===== Provided information =====

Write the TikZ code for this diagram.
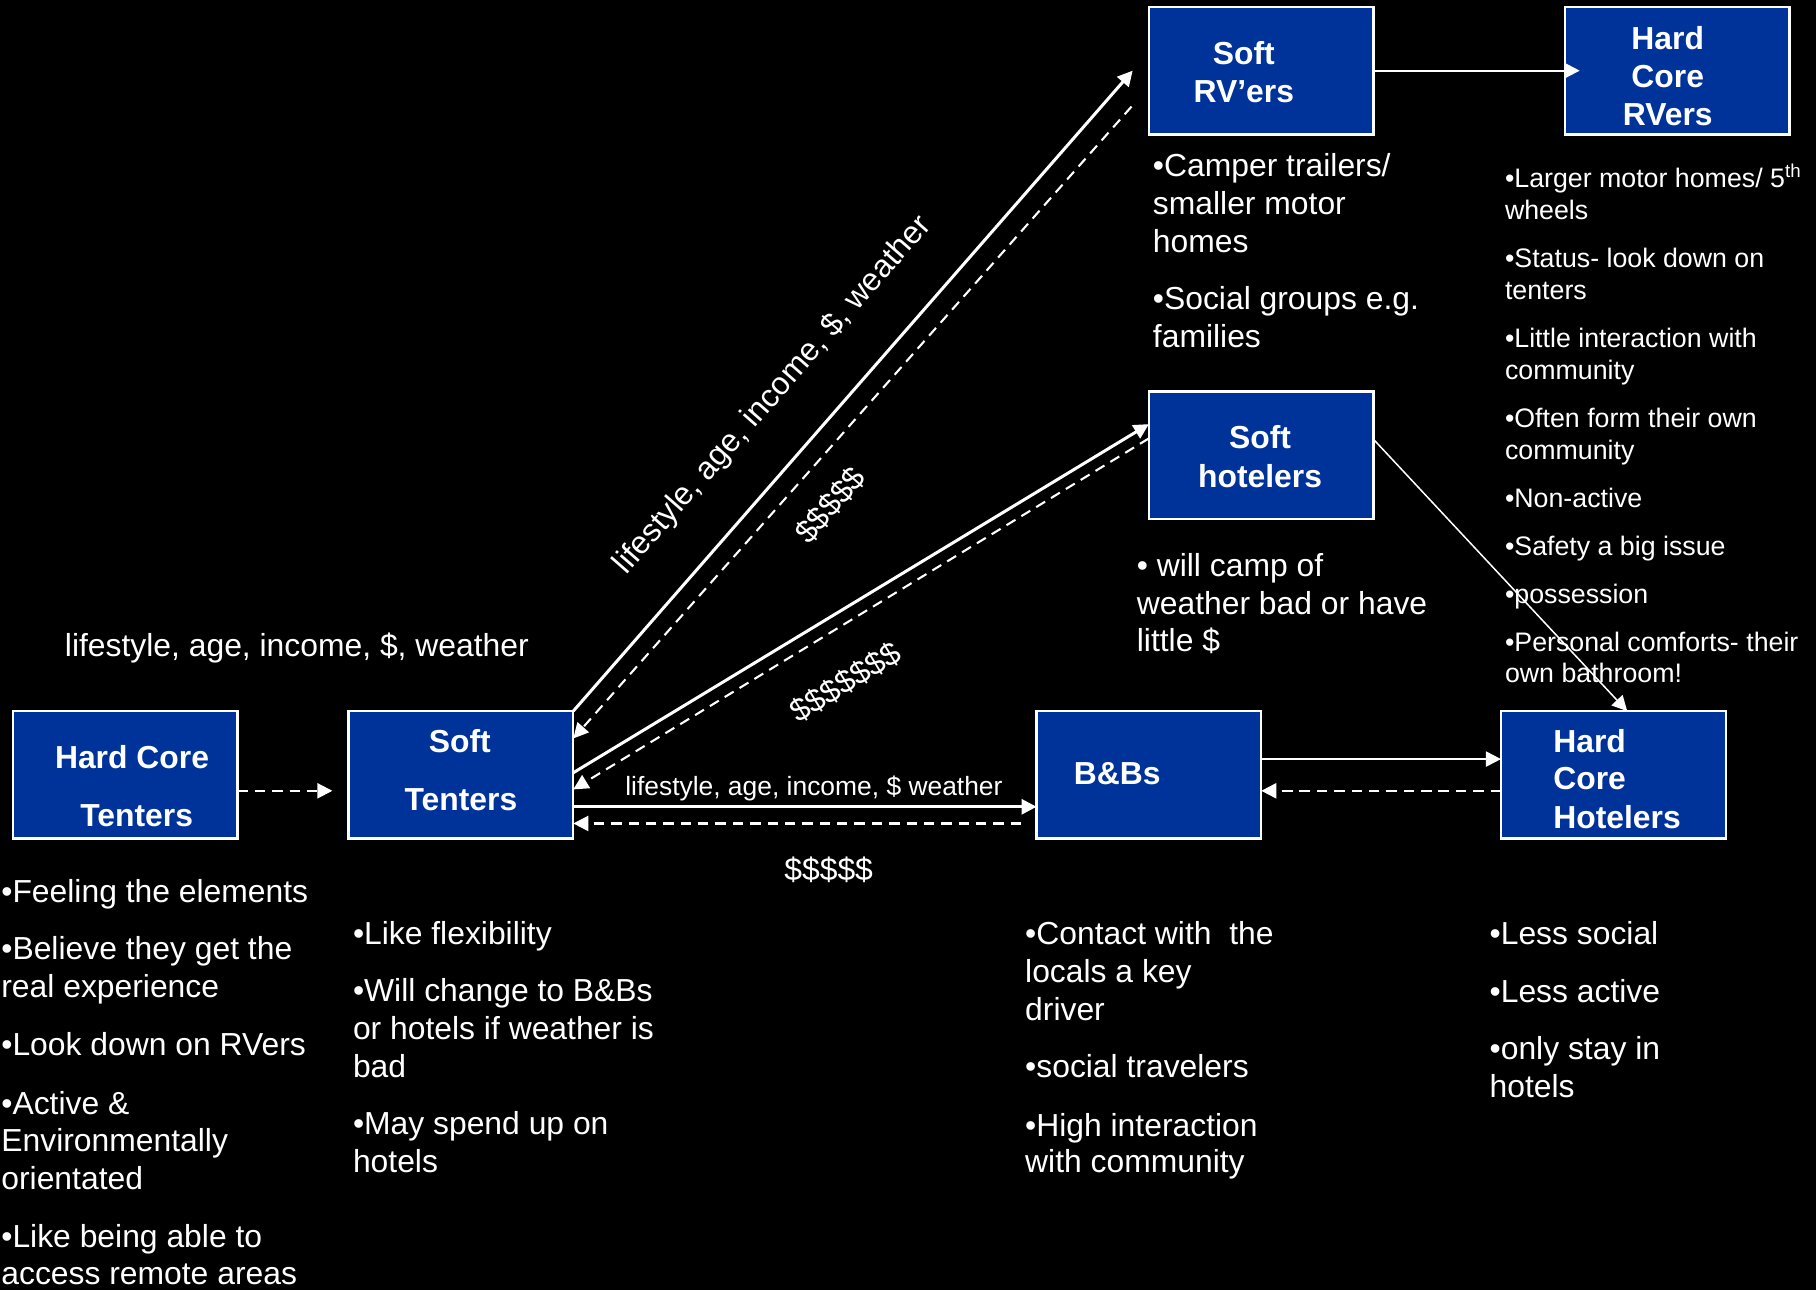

=====
===== Provided information =====

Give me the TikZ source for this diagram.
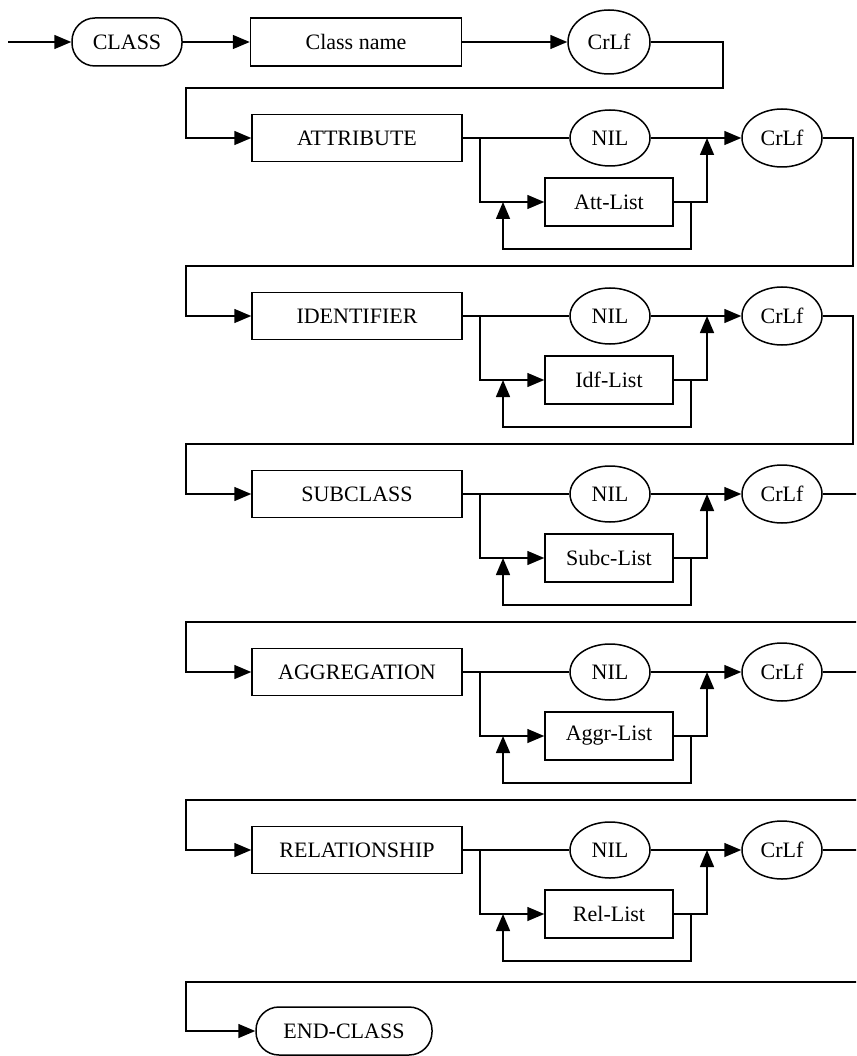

=====
===== Provided information =====

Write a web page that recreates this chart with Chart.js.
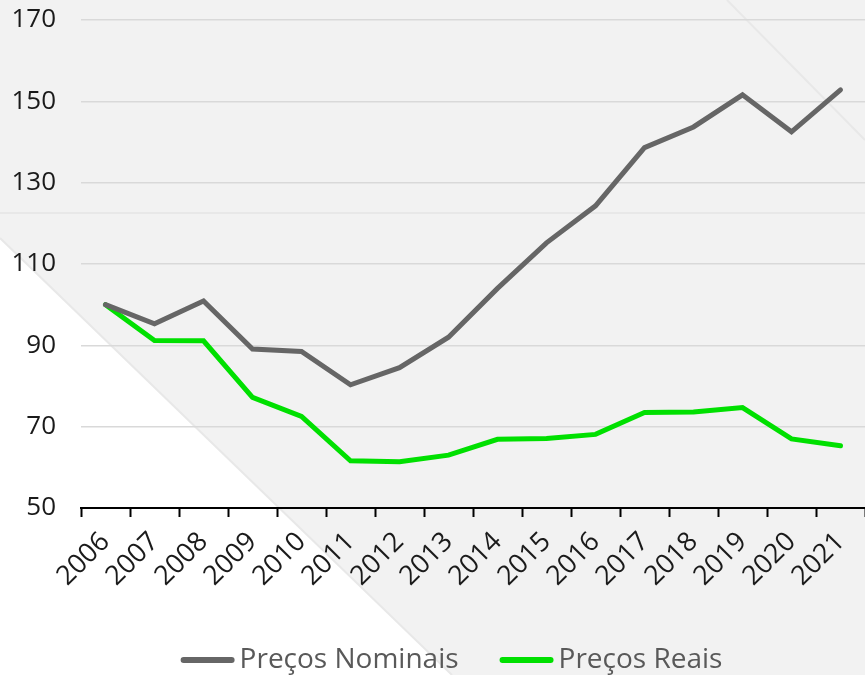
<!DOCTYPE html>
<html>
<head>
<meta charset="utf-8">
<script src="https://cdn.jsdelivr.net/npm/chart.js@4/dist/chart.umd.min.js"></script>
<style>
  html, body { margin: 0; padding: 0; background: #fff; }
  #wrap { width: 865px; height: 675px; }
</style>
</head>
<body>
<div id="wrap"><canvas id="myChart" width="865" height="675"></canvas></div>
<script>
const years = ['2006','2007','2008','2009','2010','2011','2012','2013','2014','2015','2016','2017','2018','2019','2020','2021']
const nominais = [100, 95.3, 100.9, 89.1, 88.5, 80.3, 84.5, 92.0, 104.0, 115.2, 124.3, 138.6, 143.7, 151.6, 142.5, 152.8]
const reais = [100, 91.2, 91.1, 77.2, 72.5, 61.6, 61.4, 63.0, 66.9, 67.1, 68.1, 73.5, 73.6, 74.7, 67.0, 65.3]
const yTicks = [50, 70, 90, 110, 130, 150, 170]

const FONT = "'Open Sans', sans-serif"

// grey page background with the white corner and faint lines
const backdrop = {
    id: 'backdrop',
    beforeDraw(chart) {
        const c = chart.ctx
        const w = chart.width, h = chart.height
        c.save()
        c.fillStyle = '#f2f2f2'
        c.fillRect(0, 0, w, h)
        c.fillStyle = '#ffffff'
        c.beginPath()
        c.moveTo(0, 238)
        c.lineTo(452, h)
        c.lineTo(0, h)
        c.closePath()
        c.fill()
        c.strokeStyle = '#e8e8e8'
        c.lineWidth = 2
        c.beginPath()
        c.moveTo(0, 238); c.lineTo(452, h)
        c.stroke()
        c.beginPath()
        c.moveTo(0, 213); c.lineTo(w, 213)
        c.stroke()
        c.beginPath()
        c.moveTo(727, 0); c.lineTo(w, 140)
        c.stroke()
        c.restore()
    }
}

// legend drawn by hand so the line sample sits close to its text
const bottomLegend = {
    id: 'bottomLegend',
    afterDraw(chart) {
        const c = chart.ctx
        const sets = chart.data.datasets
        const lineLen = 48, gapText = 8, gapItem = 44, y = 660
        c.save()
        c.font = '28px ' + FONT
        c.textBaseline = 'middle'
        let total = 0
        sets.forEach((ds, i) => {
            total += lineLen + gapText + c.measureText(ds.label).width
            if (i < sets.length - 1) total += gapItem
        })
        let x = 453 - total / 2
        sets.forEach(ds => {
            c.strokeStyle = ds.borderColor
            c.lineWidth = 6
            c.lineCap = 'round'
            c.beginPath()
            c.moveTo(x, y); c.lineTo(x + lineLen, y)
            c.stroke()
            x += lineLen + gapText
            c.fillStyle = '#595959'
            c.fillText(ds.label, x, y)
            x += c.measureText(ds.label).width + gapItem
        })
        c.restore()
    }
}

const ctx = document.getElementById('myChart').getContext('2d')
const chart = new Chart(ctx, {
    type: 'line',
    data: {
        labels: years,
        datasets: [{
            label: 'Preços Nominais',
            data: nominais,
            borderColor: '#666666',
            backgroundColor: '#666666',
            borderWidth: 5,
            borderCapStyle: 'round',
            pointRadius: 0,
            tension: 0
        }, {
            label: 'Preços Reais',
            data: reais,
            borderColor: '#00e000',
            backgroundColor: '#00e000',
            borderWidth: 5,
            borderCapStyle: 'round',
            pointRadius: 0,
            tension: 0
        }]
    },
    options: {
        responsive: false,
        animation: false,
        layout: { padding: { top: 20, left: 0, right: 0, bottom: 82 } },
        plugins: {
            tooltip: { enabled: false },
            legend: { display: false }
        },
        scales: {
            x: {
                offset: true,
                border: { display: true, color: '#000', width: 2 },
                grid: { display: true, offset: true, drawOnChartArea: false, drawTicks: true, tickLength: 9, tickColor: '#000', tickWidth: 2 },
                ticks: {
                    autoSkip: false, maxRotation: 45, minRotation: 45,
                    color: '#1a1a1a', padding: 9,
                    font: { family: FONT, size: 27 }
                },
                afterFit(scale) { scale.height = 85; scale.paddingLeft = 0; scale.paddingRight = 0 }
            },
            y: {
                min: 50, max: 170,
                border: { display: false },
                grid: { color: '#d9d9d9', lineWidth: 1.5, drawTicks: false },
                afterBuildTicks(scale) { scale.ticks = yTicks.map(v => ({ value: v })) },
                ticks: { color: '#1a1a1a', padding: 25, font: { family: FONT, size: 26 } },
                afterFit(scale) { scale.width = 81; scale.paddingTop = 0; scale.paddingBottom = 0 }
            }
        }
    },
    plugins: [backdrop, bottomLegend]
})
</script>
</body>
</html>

=====

• [Your task]
Copy each line of the records that contains the word "page".

• [Task answer]
Write a web page that recreates this chart with Chart.js.
// grey page background with the white corner and faint lines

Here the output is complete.